## Begin DATA SHOWN
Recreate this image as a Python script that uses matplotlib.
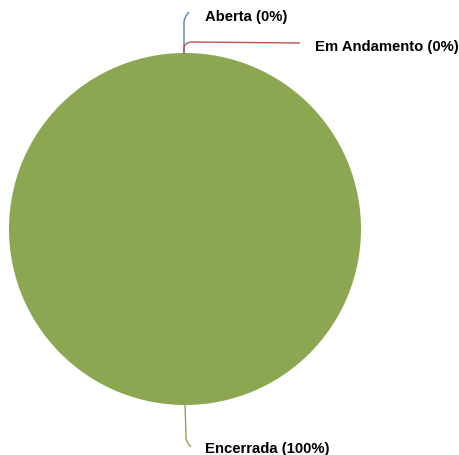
import numpy as np
import matplotlib.pyplot as plt

# -----------------------------
# Data
# -----------------------------
categories = ["Aberta", "Em Andamento", "Encerrada"]
values = [0, 0, 100]
colors = ["#4F81BD", "#C0504D", "#8CA752"]

# -----------------------------
# Figure in pixel units (y up)
# -----------------------------
W, H = 459, 456
fig = plt.figure(figsize=(W / 100, H / 100), dpi=100)
ax = fig.add_axes([0, 0, 1, 1])

cx, cy, r = 185, H - 230, 176
ax.pie(values, colors=colors, startangle=90, counterclock=False,
       center=(cx, cy), radius=r, frame=True,
       wedgeprops=dict(linewidth=0))
ax.set_xlim(0, W)
ax.set_ylim(0, H)
ax.set_aspect('auto')
ax.axis('off')

plt.rcParams['font.family'] = ['Liberation Sans', 'DejaVu Sans']

def py(y):
    return H - y

# leader lines (pixel coords from the top)
def leader(pts, color):
    xs = [p[0] for p in pts]
    ys = [py(p[1]) for p in pts]
    ax.plot(xs, ys, color=color, lw=1.0, solid_capstyle='butt')

t = np.linspace(0, 1, 12)
# Aberta
bx = [184.0, 184.0] + list(184 + 5 * t ** 2)
by = [55, 24] + list(24 - 11 * t)
leader(list(zip(bx, by)), colors[0])
# Em Andamento
rx = [184, 184] + list(184 + 8 * (1 - np.cos(t * np.pi / 2))) + [300]
ry = [55, 49] + list(49 - 6 * np.sin(t * np.pi / 2)) + [44]
leader(list(zip(rx, ry)), colors[1])
# Encerrada
gx = [185, 186] + list(186 + 5 * t ** 2)
gy = [405, 438] + list(438 + 10 * t)
leader(list(zip(gx, gy)), colors[2])

label_pos = [(205, 17), (315, 47), (205, 449)]
for name, v, (x, y) in zip(categories, values, label_pos):
    ax.text(x, py(y), f"{name} ({v}%)", fontsize=10.7, fontweight='bold',
            ha='left', va='center', color='black')

fig.savefig("out.png", dpi=100)
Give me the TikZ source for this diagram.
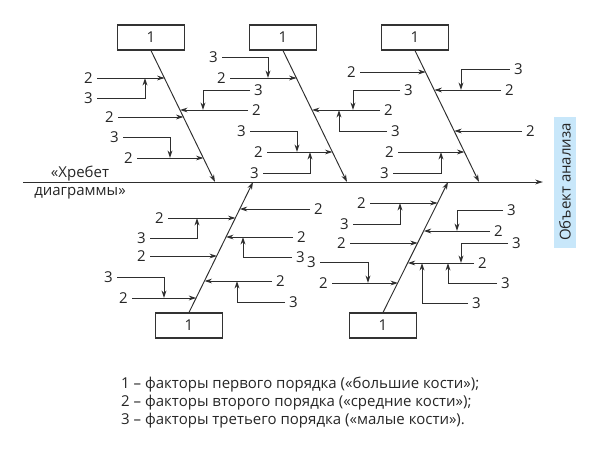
\documentclass[tikz,border=0pt]{standalone}
\usepackage{fontspec}
\setmainfont{Open Sans}
\usetikzlibrary{arrows.meta}
\definecolor{objblue}{RGB}{200,231,250}
\tikzset{
  ln/.style={line width=0.95pt, draw=black!82},
  arr/.style={ln, -{Stealth[length=7.5pt,width=4.8pt]}},
  num/.style={font=\fontsize{15}{18}\selectfont, text=black!85, inner xsep=4pt, inner ysep=0pt},
  bonebox/.style={draw=black!80, line width=1.1pt, minimum width=67pt, minimum height=25pt, inner sep=0pt, font=\fontsize{15}{18}\selectfont, text=black!85},
  txt/.style={font=\fontsize{15}{18}\selectfont, text=black!85, inner sep=0pt}
}
\begin{document}
\begin{tikzpicture}[x=1pt,y=-1pt]
\useasboundingbox (0,0) rectangle (599,452);

% object of analysis
\node[fill=objblue, rotate=90, minimum width=131pt, minimum height=22pt, inner sep=0pt, txt] (obj) at (565,182) {Объект анализа};

% spine
\coordinate (sp0) at (23,182);
\draw[arr, shorten >=11pt] (sp0) -- (obj);
\node[txt, anchor=base] (hr1) at (80,177) {«Хребет};
\node[txt, anchor=base] (hr2) at (80,195) {диаграммы»};

% big bones
\node[bonebox] (k1) at (151,37.5) {1};
\node[bonebox] (k2) at (283,37.5) {1};
\node[bonebox] (k3) at (415,37.5) {1};
\node[bonebox] (k4) at (189,325.5) {1};
\node[bonebox] (k5) at (383,325.5) {1};
\coordinate (s1) at (215,182);
\coordinate (s2) at (347,182);
\coordinate (s3) at (479,182);
\coordinate (s4) at (253,182);
\coordinate (s5) at (448,182);
\draw[arr] (k1.south) -- (s1);
\draw[arr] (k2.south) -- (s2);
\draw[arr] (k3.south) -- (s3);
\draw[arr] (k4.north) -- (s4);
\draw[arr] (k5.north) -- (s5);

% ---------- bone 1 (top left)
\node[num, anchor=east] (a1) at (97,78) {2};
\coordinate (a1e) at (164.6,78);
\draw[arr] (a1) -- (a1e);
\node[num, anchor=east] (a1s) at (97,98) {3};
\coordinate (a1c) at (145,78);
\draw[arr] (a1s) -| (a1c);
\node[num, anchor=east] (a2) at (118,117) {2};
\coordinate (a2e) at (183.5,117);
\draw[arr] (a2) -- (a2e);
\node[num, anchor=east] (a3) at (137,158) {2};
\coordinate (a3e) at (203.4,158);
\draw[arr] (a3) -- (a3e);
\node[num, anchor=east] (a3s) at (123,137) {3};
\coordinate (a3c) at (170,158);
\draw[arr] (a3s) -| (a3c);
\node[num, anchor=west] (a4) at (248,110) {2};
\coordinate (a4e) at (180.1,110);
\draw[arr] (a4) -- (a4e);
\node[num, anchor=west] (a4s) at (250,90) {3};
\coordinate (a4c) at (203,110);
\draw[arr] (a4s) -| (a4c);

% ---------- bone 2 (top middle)
\node[num, anchor=east] (b1) at (230,78) {2};
\coordinate (b1e) at (296.6,78);
\draw[arr] (b1) -- (b1e);
\node[num, anchor=east] (b1s) at (222,57) {3};
\coordinate (b1c) at (268,78);
\draw[arr] (b1s) -| (b1c);
\node[num, anchor=east] (b2) at (267,152) {2};
\coordinate (b2e) at (332.4,152);
\draw[arr] (b2) -- (b2e);
\node[num, anchor=east] (b2s) at (250,131) {3};
\coordinate (b2c) at (297,152);
\draw[arr] (b2s) -| (b2c);
\node[num, anchor=east] (b2t) at (263,173) {3};
\coordinate (b2d) at (310,152);
\draw[arr] (b2t) -| (b2d);
\node[num, anchor=west] (b3) at (380,110) {2};
\coordinate (b3e) at (312.1,110);
\draw[arr] (b3) -- (b3e);
\node[num, anchor=west] (b3s) at (400,90) {3};
\coordinate (b3c) at (353,110);
\draw[arr] (b3s) -| (b3c);
\node[num, anchor=west] (b3t) at (387,131) {3};
\coordinate (b3d) at (339,110);
\draw[arr] (b3t) -| (b3d);

% ---------- bone 3 (top right)
\node[num, anchor=east] (c1) at (360,72) {2};
\coordinate (c1e) at (425.7,72);
\draw[arr] (c1) -- (c1e);
\node[num, anchor=west] (c2) at (501,90) {2};
\coordinate (c2e) at (434.4,90);
\draw[arr] (c2) -- (c2e);
\node[num, anchor=west] (c2s) at (510,69) {3};
\coordinate (c2c) at (461,90);
\draw[arr] (c2s) -| (c2c);
\node[num, anchor=west] (c3) at (522,131) {2};
\coordinate (c3e) at (454.3,131);
\draw[arr] (c3) -- (c3e);
\node[num, anchor=east] (c4) at (398,152) {2};
\coordinate (c4e) at (464.5,152);
\draw[arr] (c4) -- (c4e);
\node[num, anchor=east] (c4s) at (393,173) {3};
\coordinate (c4c) at (441,152);
\draw[arr] (c4s) -| (c4c);

% ---------- bone 4 (bottom left)
\node[num, anchor=west] (d1) at (310,209) {2};
\coordinate (d1e) at (239.8,209);
\draw[arr] (d1) -- (d1e);
\node[num, anchor=east] (d2) at (168,218) {2};
\coordinate (d2e) at (235.4,218);
\draw[arr] (d2) -- (d2e);
\node[num, anchor=east] (d2s) at (150,238) {3};
\coordinate (d2c) at (197,218);
\draw[arr] (d2s) -| (d2c);
\node[num, anchor=west] (d3) at (293,237) {2};
\coordinate (d3e) at (226.1,237);
\draw[arr] (d3) -- (d3e);
\node[num, anchor=west] (d3s) at (292,257) {3};
\coordinate (d3c) at (243,237);
\draw[arr] (d3s) -| (d3c);
\node[num, anchor=east] (d4) at (150,256) {2};
\coordinate (d4e) at (216.9,256);
\draw[arr] (d4) -- (d4e);
\node[num, anchor=west] (d5) at (272,281) {2};
\coordinate (d5e) at (204.6,281);
\draw[arr] (d5) -- (d5e);
\node[num, anchor=west] (d5s) at (285,302) {3};
\coordinate (d5c) at (237,281);
\draw[arr] (d5s) -| (d5c);
\node[num, anchor=east] (d6) at (132,298) {2};
\coordinate (d6e) at (196.3,298);
\draw[arr] (d6) -- (d6e);
\node[num, anchor=east] (d6s) at (117,277) {3};
\coordinate (d6c) at (164,298);
\draw[arr] (d6s) -| (d6c);

% ---------- bone 5 (bottom right)
\node[num, anchor=east] (e1) at (370,203) {2};
\coordinate (e1e) at (437.6,203);
\draw[arr] (e1) -- (e1e);
\node[num, anchor=east] (e1s) at (353,224) {3};
\coordinate (e1c) at (400,203);
\draw[arr] (e1s) -| (e1c);
\node[num, anchor=west] (e2) at (490,231) {2};
\coordinate (e2e) at (423.7,231);
\draw[arr] (e2) -- (e2e);
\node[num, anchor=west] (e2s) at (503,210) {3};
\coordinate (e2c) at (457,231);
\draw[arr] (e2s) -| (e2c);
\node[num, anchor=east] (e3) at (350,243) {2};
\coordinate (e3e) at (417.7,243);
\draw[arr] (e3) -- (e3e);
\node[num, anchor=west] (e4) at (474,263) {2};
\coordinate (e4e) at (407.8,263);
\draw[arr] (e4) -- (e4e);
\node[num, anchor=west] (e4s) at (508,243) {3};
\coordinate (e4c) at (461,263);
\draw[arr] (e4s) -| (e4c);
\node[num, anchor=west] (e4t) at (497,283) {3};
\coordinate (e4d) at (448,263);
\draw[arr] (e4t) -| (e4d);
\node[num, anchor=west] (e4u) at (468,303) {3};
\coordinate (e4f) at (422,263);
\draw[arr] (e4u) -| (e4f);
\node[num, anchor=east] (e5) at (332,283) {2};
\coordinate (e5e) at (397.9,283);
\draw[arr] (e5) -- (e5e);
\node[num, anchor=east] (e5s) at (320,262) {3};
\coordinate (e5c) at (368,283);
\draw[arr] (e5s) -| (e5c);

% legend
\node[txt, anchor=base west] (leg1) at (121,388) {1 – факторы первого порядка («большие кости»);};
\node[txt, anchor=base west] (leg2) at (121,406) {2 – факторы второго порядка («средние кости»);};
\node[txt, anchor=base west] (leg3) at (121,424) {3 – факторы третьего порядка («малые кости»).};
\end{tikzpicture}
\end{document}
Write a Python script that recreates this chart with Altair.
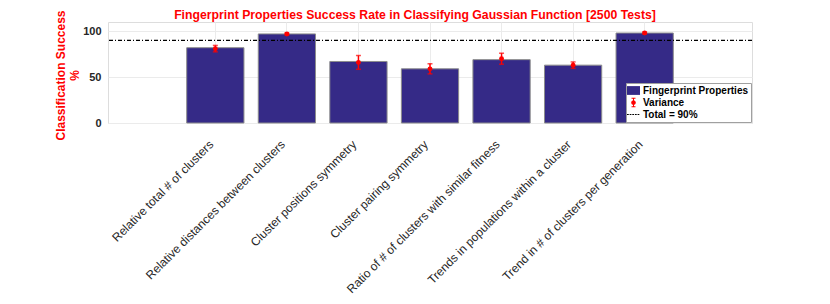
## End DATA SHOWN
DIRECTION → Leave the pictures out, and restate exactly the lines from the start of the records through the one that contains "ax = fig.add_axes([0, 0, 1, 1])".

RIGHT ANSWER →
Recreate this image as a Python script that uses matplotlib.
import numpy as np
import matplotlib.pyplot as plt

# -----------------------------
# Data
# -----------------------------
categories = ["Aberta", "Em Andamento", "Encerrada"]
values = [0, 0, 100]
colors = ["#4F81BD", "#C0504D", "#8CA752"]

# -----------------------------
# Figure in pixel units (y up)
# -----------------------------
W, H = 459, 456
fig = plt.figure(figsize=(W / 100, H / 100), dpi=100)
ax = fig.add_axes([0, 0, 1, 1])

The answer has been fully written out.